C'est une évidence, il ne peut pas marquer à toutes les rencontres. Pourtant, sa sérénité, comme celle de toute l'équipe en règle générale, a été d'une aide précieuse, surtout qu'il n'a encore, et on ne peut l'omettre, que 19 ans. Inévitablement en avance sur son temps, il a même montré un peu de vice dans ses duels avec Diego Laxalt et lors d'une action à la 67e minute qui a mis les Uruguayens hors de leurs gonds, voyant le jeune joueur s'étaler au sol après une passe derrière la jambe et une faute quelque peu imaginaire de Cristian Rodriguez. Une attitude agaçante pour certains, mais qui a au moins eu le mérite de casser le rythme et aux Bleus de montrer du caractère, à l'image de Lucas Hernandez, Corentin Tolisso, Raphaël Varane ou Paul Pogba.

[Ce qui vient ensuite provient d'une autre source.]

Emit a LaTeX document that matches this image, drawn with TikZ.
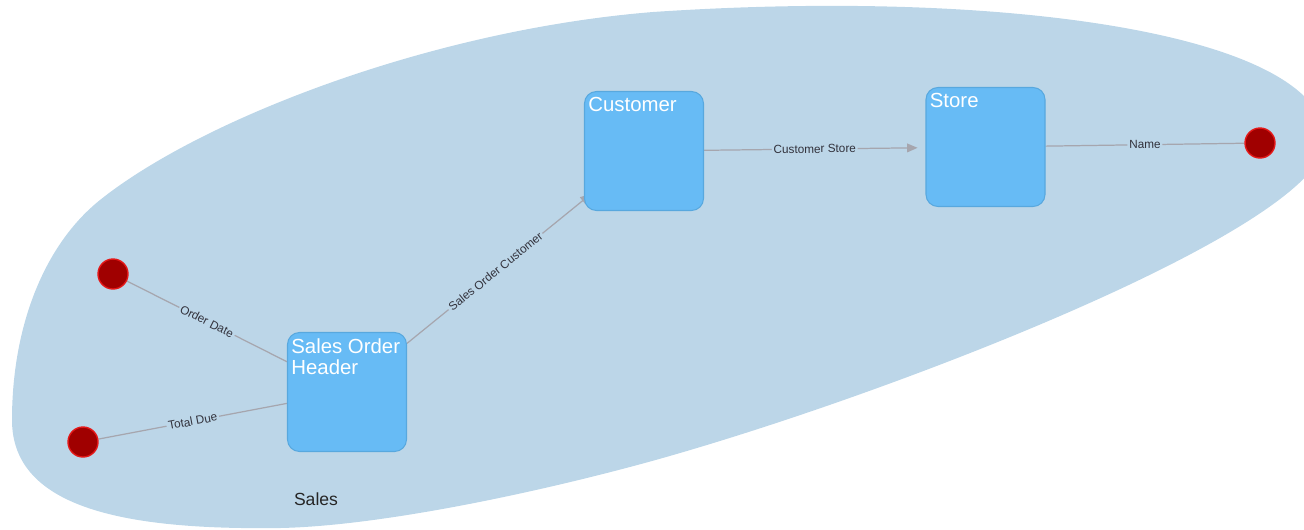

Et pour en revenir au jeu, si son match n'a rien de similaire avec celui de l'Argentine (4-3, doublé de Mbappé) et qu'il a évidemment moins pesé, la faute à des espaces réduits, dans la profondeur comme entre les lignes, Mbappé a eu son importance. Celle d'être craint, ce qui montre qu'il est passé dans une autre catégorie, et celle de perdre peu de ballons, de faire les bons choix et de permettre au milieu tricolore - dont le trio Tolisso-Pogba-Kanté a sorti un très gros match - de souffler. Trois petits ballons perdus pour Mbappé, sur 49 touchés. Une statistique qui pourrait en dire peu, et pourtant, le jeune attaquant a pris des risques, dans ses transmissions et ses choix, souvent bons, alors qu'il a dosé et alterné judicieusement le jeu vers l'avant et les passes vers l'arrière.

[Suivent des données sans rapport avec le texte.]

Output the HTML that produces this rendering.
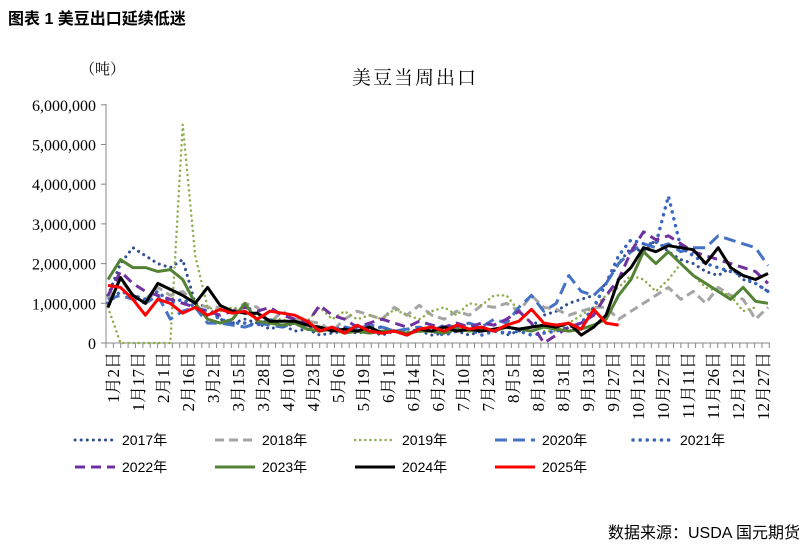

Plus discret en deuxième période

Après le(s) but(s) français, ce fut pourtant un tout autre match pour Mbappé. Son magnifique appel dans la profondeur à l'entame du second acte, alors qu'il a été totalement oublié par Antoine Griezmann, qui a vendangé là une balle de but, semble être le danger le plus certain provoqué par Mbappé en deuxième période. Noté 6 par FF, le Parisien paye en effet 45 dernières minutes moins rythmées. Et fait les frais, aussi, d'une équipe de France judicieusement plus calme et plus sage. La ligne de récupération se faisait basse, l'adversaire davantage offensif et les opportunités de contre-attaques certes plus importantes, mais les tricolores ont souvent préféré poser à raison le jeu, alors que l'Uruguay gérait bien ses transitions défensives malgré un retard au score conséquent. À ce jeu-là, évidemment, Kylian Mbappé n'y fut pas gagnant. En appétit de grands espaces, de profondeur et de duels en un contre un, le 10 des Bleus n'a pas été servi mais ne peut rien regretter, surtout que les phases de possession tricolores de la deuxième période ont permis de gagner du temps, de souffler et de fatiguer un adversaire qui subissait peu à peu le joug d'une élimination probable.

Pourtant, et on l'a bien senti encore une fois, Kylian Mbappé reste une arme importante et surtout le principal VRP de la menace offensive bleue. À chaque récupération, par exemple, le porteur du ballon porte très souvent un regard vers le benjamin du onze, assidûment prompt à dévorer la profondeur et les intervalles entre les deux Diego de la Céleste, Laxalt et Godin. Et peu importe le prochain adversaire, que ce soit le Brésil ou la Belgique, la configuration sera bien différente, les espaces autrement plus généreux et les blocs adverses beaucoup moins fermés. La France aura donc besoin de son joyau. Et comme ne le dit pas le nouveau running-gag de la twittosphère "Liberté, Egalité, Mbappé", il ne faudra pas oublier la fraternité. Ce qui a fait la force de l'équipe de France face à l'Uruguay. Les 23 Bleus ont à coeur, eux, de faire briller leur jeune numéro 10, Kylian Mbappé.